The patch to fix this problem is provided in the next comment. Revert the fix as the following to verify the problem.
diff --git a/storage/innobase/dict/dict0dd.cc b/storage/innobase/dict/dict0dd.cc
index c1bed08ca63..f6f662c8863 100644
--- a/storage/innobase/dict/dict0dd.cc
+++ b/storage/innobase/dict/dict0dd.cc
@@ -567,7 +567,7 @@ static dict_table_t *dd_table_open_on_id_low(THD *thd, MDL_ticket **mdl,
dd_mdl_release(thd, mdl);
}
// The table could have been renamed. Retry.
- continue;
+ return nullptr;
}
const bool is_part = dd_table_is_partitioned(*dd_table);
Here is the test script:
SET GLOBAL DEBUG="+d,debug_stats,dict_cache";
#-- master thread
SET GLOBAL DEBUG="+d,master_debug_evict";
#-- SET GLOBAL DEBUG="+d,dict_cache_force_out_all_can_be_evicted";
#-- SET DEBUG_SYNC="before_evict_from_table_cache WAIT_FOR dict_object_closed";
#-- SET DEBUG_SYNC="after_evict_from_table_cache SIGNAL dict_object_evicted";
#-- stats bg thread
SET GLOBAL DEBUG="+d,stats_bg_debug_open";
#-- SET DEBUG_SYNC="stats_bg_before_table_open WAIT_FOR dict_object_evicted";
#-- SET DEBUG_SYNC="after_table_open_low_se_private_id SIGNAL se_priv_id_resolved";
#-- SET DEBUG_SYNC="before_table_open_low_mdl WAIT_FOR rename_commited";
#-- rename session
create table tx (c1 int, c2 varchar(10), primary key (c1));
insert tx values (1,'a'), (2,'b');
SET DEBUG_SYNC="now WAIT_FOR recalc_pool_get";
SET DEBUG_SYNC="after_table_close_for_rename_tables SIGNAL dict_object_closed";
SET DEBUG_SYNC="before_commit_for_rename_tables WAIT_FOR se_priv_id_resolved";
SET DEBUG_SYNC="after_commit_for_rename_tables SIGNAL rename_commited";
rename table tx to ty;
SET DEBUG_SYNC="now WAIT_FOR stats_updated";
drop table ty;
SET GLOBAL DEBUG=RESET;
Here's the assert stack to verify the problem:
bld-debug-8.0.37/runtime_output_directory/mysqld(my_print_stacktrace(unsigned char const*, unsigned long)+0x43) [0x4b14e4b]
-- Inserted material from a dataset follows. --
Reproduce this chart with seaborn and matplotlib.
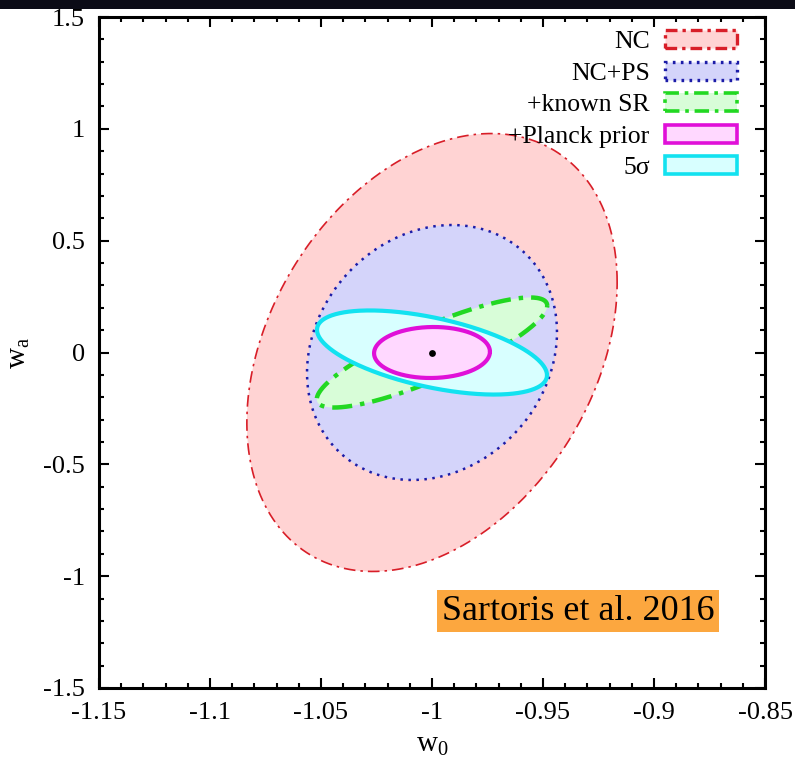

bld-debug-8.0.37/runtime_output_directory/mysqld(print_fatal_signal(int)+0x390) [0x372179a]
bld-debug-8.0.37/runtime_output_directory/mysqld(handle_fatal_signal+0x69) [0x3721970]
/lib64/libpthread.so.0(+0x12cf0) [0x7f64271a0cf0]
/lib64/libc.so.6(gsignal+0x10f) [0x7f64254b9acf]
/lib64/libc.so.6(abort+0x127) [0x7f642548cea5]
/lib64/libc.so.6(+0x21d79) [0x7f642548cd79]
/lib64/libc.so.6(+0x47426) [0x7f64254b2426]
bld-debug-8.0.37/runtime_output_directory/mysqld() [0x50ccf32]
bld-debug-8.0.37/runtime_output_directory/mysqld(dict_stats_thread()+0x121) [0x50cd2f6]
bld-debug-8.0.37/runtime_output_directory/mysqld(void std::__invoke_impl<void, void (*&)()>(std::__invoke_other, void (*&)())+0x1d) [0x4cf02f7]
bld-debug-8.0.37/runtime_output_directory/mysqld(std::__invoke_result<void (*&)()>::type std::__invoke<void (*&)()>(void (*&)())+0x20) [0x4cf0271]
bld-debug-8.0.37/runtime_output_directory/mysqld(void std::_Bind<void (*())()>::__call<void>(std::tuple<>&&, std::_Index_tuple<>)+0x1c) [0x4cf0106]
bld-debug-8.0.37/runtime_output_directory/mysqld(void std::_Bind<void (*())()>::operator()<, void>()+0x24) [0x4cefda4]
bld-debug-8.0.37/runtime_output_directory/mysqld(void Detached_thread::operator()<void (*)()>(void (*&&)())+0xb5) [0x4cef97f]
bld-debug-8.0.37/runtime_output_directory/mysqld(void std::__invoke_impl<void, Detached_thread, void (*)()>(std::__invoke_other, Detached_thread&&, void (*&&)())+0x37) [0x4cef53b]
bld-debug-8.0.37/runtime_output_directory/mysqld(std::__invoke_result<Detached_thread, void (*)()>::type std::__invoke<Detached_thread, void (*)()>(Detached_thread&&, void (*&&)())+0x37) [0x4ceebef]
bld-debug-8.0.37/runtime_output_directory/mysqld(decltype (__invoke((_S_declval<0ul>)(), (_S_declval<1ul>)())) std::thread::_Invoker<std::tuple<Detached_thread, void (*)()> >::_M_invoke<0ul, 1ul>(std::_Index_tuple<0ul, 1ul>)+0x43) [0x4cf046b]
bld-debug-8.0.37/runtime_output_directory/mysqld(std::thread::_Invoker<std::tuple<Detached_thread, void (*)()> >::operator()()+0x18) [0x4cf0426]
bld-debug-8.0.37/runtime_output_directory/mysqld(std::thread::_State_impl<std::thread::_Invoker<std::tuple<Detached_thread, void (*)()> > >::_M_run()+0x1c) [0x4cf040a]
/lib64/libstdc++.so.6(+0xc2b13) [0x7f6425e8cb13]
/lib64/libpthread.so.0(+0x81ca) [0x7f64271961ca]
/lib64/libc.so.6(clone+0x43) [0x7f64254a4e73]
Suggested fix:
Add retry for RENAME in dd_table_open_on_id_low().